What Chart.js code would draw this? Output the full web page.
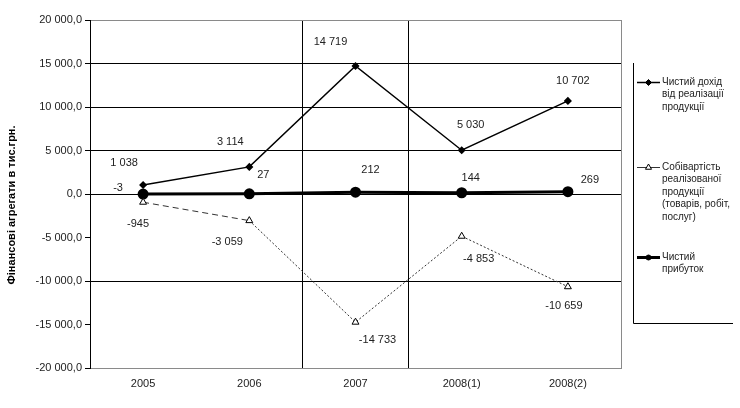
<!DOCTYPE html>
<html>
<head>
<meta charset="utf-8">
<script src="https://cdn.jsdelivr.net/npm/chart.js@4.4.1/dist/chart.umd.min.js"></script>
<style>
html,body{margin:0;padding:0;background:#fff;}
#wrap{width:740px;height:408px;position:relative;}
</style>
</head>
<body>
<div id="wrap"><canvas id="c" width="740" height="408"></canvas></div>
<script>
// ---- data ----
const categories = ['2005', '2006', '2007', '2008(1)', '2008(2)'];
const netRevenue = [1038, 3114, 14719, 5030, 10702];
const costOfSales = [-945, -3059, -14733, -4853, -10659];
const netProfit = [-3, 27, 212, 144, 269];
const yMin = -20000;
const yMax = 20000;
const yStep = 5000;
const gridValues = [15000, 10000, 5000, 0, -10000];
const seriesNames = [
  ['Чистий дохід', 'від реалізації', 'продукції'],
  ['Собівартість', 'реалізованої', 'продукції', '(товарів, робіт,', 'послуг)'],
  ['Чистий', 'прибуток']
];
const yTitle = 'Фінансові агрегати в тис.грн.';

// ---- styles (label offsets, px) ----
const labelOffsets = [
  [[-19,-22],[-19,-25],[-25,-24],[9,-25],[5,-20]],
  [[-5,22],[-22,21],[22,18],[17,23],[-4,19]],
  [[-25,-6],[14,-19],[15,-22],[9,-15],[22,-12]]
];
const legendMarkerRadius = [3, 3.5, 2.5];
const FONT = '"Liberation Sans", Arial, sans-serif';

function fmtInt(v) {
  const s = Math.abs(Math.round(v)).toString().replace(/\B(?=(\d{3})+(?!\d))/g, ' ');
  return (v < 0 ? '-' : '') + s;
}
function fmtTick(v) {
  const s = Math.abs(v).toString().replace(/\B(?=(\d{3})+(?!\d))/g, ' ');
  return (v < 0 ? '-' : '') + s + ',0';
}

const extras = {
  id: 'extras',
  beforeDraw(chart) {
    const ctx = chart.ctx;
    ctx.save();
    ctx.fillStyle = '#fff';
    ctx.fillRect(0, 0, chart.width, chart.height);
    ctx.restore();
  },
  afterDatasetsDraw(chart) {
    const ctx = chart.ctx;
    const ca = chart.chartArea;
    ctx.save();
    // right border
    ctx.strokeStyle = '#8a8a8a';
    ctx.lineWidth = 1;
    ctx.beginPath();
    ctx.moveTo(Math.round(ca.right) + 0.5, ca.top);
    ctx.lineTo(Math.round(ca.right) + 0.5, ca.bottom);
    ctx.stroke();

    // data labels
    ctx.font = '11px ' + FONT;
    ctx.fillStyle = '#222';
    ctx.textAlign = 'center';
    ctx.textBaseline = 'middle';
    chart.data.datasets.forEach((ds, di) => {
      const meta = chart.getDatasetMeta(di);
      meta.data.forEach((pt, i) => {
        const off = labelOffsets[di][i];
        ctx.fillText(fmtInt(ds.data[i]), pt.x + off[0], pt.y + off[1]);
      });
    });

    // y title
    ctx.save();
    ctx.translate(12, 205);
    ctx.rotate(-Math.PI / 2);
    ctx.font = 'bold 11px ' + FONT;
    ctx.fillStyle = '#000';
    ctx.fillText(yTitle, 0, 0);
    ctx.restore();

    // legend box (left + bottom edges)
    ctx.strokeStyle = '#000';
    ctx.lineWidth = 1;
    ctx.beginPath();
    ctx.moveTo(633.5, 63);
    ctx.lineTo(633.5, 323.5);
    ctx.lineTo(733, 323.5);
    ctx.stroke();

    const itemY = [82, 167, 257];
    chart.data.datasets.forEach((ds, di) => {
      const y = itemY[di];
      ctx.save();
      ctx.strokeStyle = ds.borderColor;
      ctx.lineWidth = ds.borderWidth;
      ctx.setLineDash([]);
      ctx.beginPath();
      ctx.moveTo(637, y + 0.5);
      ctx.lineTo(660, y + 0.5);
      ctx.stroke();
      ctx.fillStyle = ds.pointBackgroundColor;
      ctx.strokeStyle = ds.pointBorderColor;
      ctx.lineWidth = 1;
      Chart.helpers.drawPoint(ctx, {
        pointStyle: ds.pointStyle,
        radius: legendMarkerRadius[di],
        borderWidth: 1,
        rotation: 0
      }, 648.5, y + 0.5);
      ctx.restore();
      ctx.font = '10px ' + FONT;
      ctx.textAlign = 'left';
      ctx.textBaseline = 'middle';
      ctx.fillStyle = '#222';
      seriesNames[di].forEach((line, li) => {
        ctx.fillText(line, 662, y + li * 12.5);
      });
    });
    ctx.restore();
  }
};

const chart = new Chart(document.getElementById('c'), {
  type: 'line',
  data: {
    labels: categories,
    datasets: [
      {
        label: seriesNames[0].join(' '),
        data: netRevenue,
        borderColor: '#000',
        backgroundColor: '#000',
        borderWidth: 1.5,
        pointStyle: 'rectRot',
        pointRadius: 3,
        pointBackgroundColor: '#000',
        pointBorderColor: '#000',
        tension: 0
      },
      {
        label: seriesNames[1].join(' '),
        data: costOfSales,
        borderColor: '#333',
        backgroundColor: '#fff',
        borderWidth: 1,
        borderDash: [2, 2],
        segment: {
          borderDash: c => c.p0DataIndex === 0 ? [6, 4] : [2, 2]
        },
        pointStyle: 'triangle',
        pointRadius: 4,
        pointBackgroundColor: '#fff',
        pointBorderColor: '#000',
        pointBorderWidth: 1,
        tension: 0
      },
      {
        label: seriesNames[2].join(' '),
        data: netProfit,
        borderColor: '#000',
        backgroundColor: '#000',
        borderWidth: 3,
        pointStyle: 'circle',
        pointRadius: 4,
        pointBackgroundColor: '#000',
        pointBorderColor: '#000',
        tension: 0
      }
    ]
  },
  options: {
    responsive: false,
    animation: false,
    devicePixelRatio: 1,
    layout: { padding: { top: 20, right: 119, bottom: 0, left: 0 } },
    plugins: {
      legend: { display: false },
      tooltip: { enabled: false },
      title: { display: false }
    },
    scales: {
      x: {
        offset: true,
        afterFit: s => { s.height = 40; },
        grid: {
          offset: true,
          drawTicks: false,
          color: c => (c.index === 2 || c.index === 3) ? '#000' : 'rgba(0,0,0,0)',
          lineWidth: 1
        },
        border: { color: '#8a8a8a', width: 1 },
        ticks: {
          padding: 9,
          color: '#222',
          font: { family: FONT, size: 11 }
        }
      },
      y: {
        min: yMin,
        max: yMax,
        afterFit: s => { s.width = 90; },
        ticks: {
          stepSize: yStep,
          padding: 3,
          color: '#222',
          font: { family: FONT, size: 11 },
          callback: v => fmtTick(v)
        },
        grid: {
          drawTicks: true,
          tickLength: 5,
          tickColor: '#000',
          color: c => {
            const v = c.tick ? c.tick.value : null;
            if (v === yMax) return '#8a8a8a';
            return gridValues.includes(v) ? '#000' : 'rgba(0,0,0,0)';
          },
          lineWidth: 1
        },
        border: { color: '#000', width: 1 }
      }
    }
  },
  plugins: [extras]
});
</script>
</body>
</html>
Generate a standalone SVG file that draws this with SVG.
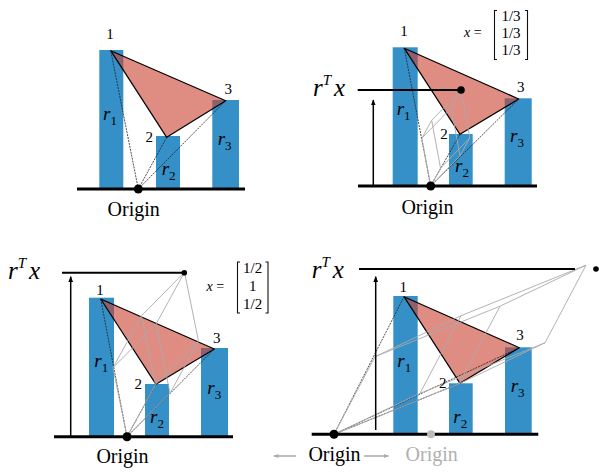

★ ★ ★

Transcribe the whole listing exactly. Pictures stay out of your copy.

What Chart.js code would draw this? Output the full web page.
<!DOCTYPE html>
<html>
<head>
<meta charset="utf-8">
<script src="https://cdn.jsdelivr.net/npm/chart.js@4.4.1/dist/chart.umd.min.js"></script>
<style>
html,body{margin:0;padding:0;background:#fff;}
#wrap{width:740px;height:408px;position:relative;}
</style>
</head>
<body>
<div id="wrap"><canvas id="c" width="740" height="408"></canvas></div>
<script>
// ---- data ----
const categories = ['2005', '2006', '2007', '2008(1)', '2008(2)'];
const netRevenue = [1038, 3114, 14719, 5030, 10702];
const costOfSales = [-945, -3059, -14733, -4853, -10659];
const netProfit = [-3, 27, 212, 144, 269];
const yMin = -20000;
const yMax = 20000;
const yStep = 5000;
const gridValues = [15000, 10000, 5000, 0, -10000];
const seriesNames = [
  ['Чистий дохід', 'від реалізації', 'продукції'],
  ['Собівартість', 'реалізованої', 'продукції', '(товарів, робіт,', 'послуг)'],
  ['Чистий', 'прибуток']
];
const yTitle = 'Фінансові агрегати в тис.грн.';

// ---- styles (label offsets, px) ----
const labelOffsets = [
  [[-19,-22],[-19,-25],[-25,-24],[9,-25],[5,-20]],
  [[-5,22],[-22,21],[22,18],[17,23],[-4,19]],
  [[-25,-6],[14,-19],[15,-22],[9,-15],[22,-12]]
];
const legendMarkerRadius = [3, 3.5, 2.5];
const FONT = '"Liberation Sans", Arial, sans-serif';

function fmtInt(v) {
  const s = Math.abs(Math.round(v)).toString().replace(/\B(?=(\d{3})+(?!\d))/g, ' ');
  return (v < 0 ? '-' : '') + s;
}
function fmtTick(v) {
  const s = Math.abs(v).toString().replace(/\B(?=(\d{3})+(?!\d))/g, ' ');
  return (v < 0 ? '-' : '') + s + ',0';
}

const extras = {
  id: 'extras',
  beforeDraw(chart) {
    const ctx = chart.ctx;
    ctx.save();
    ctx.fillStyle = '#fff';
    ctx.fillRect(0, 0, chart.width, chart.height);
    ctx.restore();
  },
  afterDatasetsDraw(chart) {
    const ctx = chart.ctx;
    const ca = chart.chartArea;
    ctx.save();
    // right border
    ctx.strokeStyle = '#8a8a8a';
    ctx.lineWidth = 1;
    ctx.beginPath();
    ctx.moveTo(Math.round(ca.right) + 0.5, ca.top);
    ctx.lineTo(Math.round(ca.right) + 0.5, ca.bottom);
    ctx.stroke();

    // data labels
    ctx.font = '11px ' + FONT;
    ctx.fillStyle = '#222';
    ctx.textAlign = 'center';
    ctx.textBaseline = 'middle';
    chart.data.datasets.forEach((ds, di) => {
      const meta = chart.getDatasetMeta(di);
      meta.data.forEach((pt, i) => {
        const off = labelOffsets[di][i];
        ctx.fillText(fmtInt(ds.data[i]), pt.x + off[0], pt.y + off[1]);
      });
    });

    // y title
    ctx.save();
    ctx.translate(12, 205);
    ctx.rotate(-Math.PI / 2);
    ctx.font = 'bold 11px ' + FONT;
    ctx.fillStyle = '#000';
    ctx.fillText(yTitle, 0, 0);
    ctx.restore();

    // legend box (left + bottom edges)
    ctx.strokeStyle = '#000';
    ctx.lineWidth = 1;
    ctx.beginPath();
    ctx.moveTo(633.5, 63);
    ctx.lineTo(633.5, 323.5);
    ctx.lineTo(733, 323.5);
    ctx.stroke();

    const itemY = [82, 167, 257];
    chart.data.datasets.forEach((ds, di) => {
      const y = itemY[di];
      ctx.save();
      ctx.strokeStyle = ds.borderColor;
      ctx.lineWidth = ds.borderWidth;
      ctx.setLineDash([]);
      ctx.beginPath();
      ctx.moveTo(637, y + 0.5);
      ctx.lineTo(660, y + 0.5);
      ctx.stroke();
      ctx.fillStyle = ds.pointBackgroundColor;
      ctx.strokeStyle = ds.pointBorderColor;
      ctx.lineWidth = 1;
      Chart.helpers.drawPoint(ctx, {
        pointStyle: ds.pointStyle,
        radius: legendMarkerRadius[di],
        borderWidth: 1,
        rotation: 0
      }, 648.5, y + 0.5);
      ctx.restore();
      ctx.font = '10px ' + FONT;
      ctx.textAlign = 'left';
      ctx.textBaseline = 'middle';
      ctx.fillStyle = '#222';
      seriesNames[di].forEach((line, li) => {
        ctx.fillText(line, 662, y + li * 12.5);
      });
    });
    ctx.restore();
  }
};

const chart = new Chart(document.getElementById('c'), {
  type: 'line',
  data: {
    labels: categories,
    datasets: [
      {
        label: seriesNames[0].join(' '),
        data: netRevenue,
        borderColor: '#000',
        backgroundColor: '#000',
        borderWidth: 1.5,
        pointStyle: 'rectRot',
        pointRadius: 3,
        pointBackgroundColor: '#000',
        pointBorderColor: '#000',
        tension: 0
      },
      {
        label: seriesNames[1].join(' '),
        data: costOfSales,
        borderColor: '#333',
        backgroundColor: '#fff',
        borderWidth: 1,
        borderDash: [2, 2],
        segment: {
          borderDash: c => c.p0DataIndex === 0 ? [6, 4] : [2, 2]
        },
        pointStyle: 'triangle',
        pointRadius: 4,
        pointBackgroundColor: '#fff',
        pointBorderColor: '#000',
        pointBorderWidth: 1,
        tension: 0
      },
      {
        label: seriesNames[2].join(' '),
        data: netProfit,
        borderColor: '#000',
        backgroundColor: '#000',
        borderWidth: 3,
        pointStyle: 'circle',
        pointRadius: 4,
        pointBackgroundColor: '#000',
        pointBorderColor: '#000',
        tension: 0
      }
    ]
  },
  options: {
    responsive: false,
    animation: false,
    devicePixelRatio: 1,
    layout: { padding: { top: 20, right: 119, bottom: 0, left: 0 } },
    plugins: {
      legend: { display: false },
      tooltip: { enabled: false },
      title: { display: false }
    },
    scales: {
      x: {
        offset: true,
        afterFit: s => { s.height = 40; },
        grid: {
          offset: true,
          drawTicks: false,
          color: c => (c.index === 2 || c.index === 3) ? '#000' : 'rgba(0,0,0,0)',
          lineWidth: 1
        },
        border: { color: '#8a8a8a', width: 1 },
        ticks: {
          padding: 9,
          color: '#222',
          font: { family: FONT, size: 11 }
        }
      },
      y: {
        min: yMin,
        max: yMax,
        afterFit: s => { s.width = 90; },
        ticks: {
          stepSize: yStep,
          padding: 3,
          color: '#222',
          font: { family: FONT, size: 11 },
          callback: v => fmtTick(v)
        },
        grid: {
          drawTicks: true,
          tickLength: 5,
          tickColor: '#000',
          color: c => {
            const v = c.tick ? c.tick.value : null;
            if (v === yMax) return '#8a8a8a';
            return gridValues.includes(v) ? '#000' : 'rgba(0,0,0,0)';
          },
          lineWidth: 1
        },
        border: { color: '#000', width: 1 }
      }
    }
  },
  plugins: [extras]
});
</script>
</body>
</html>
Generate a standalone SVG file that draws this with SVG.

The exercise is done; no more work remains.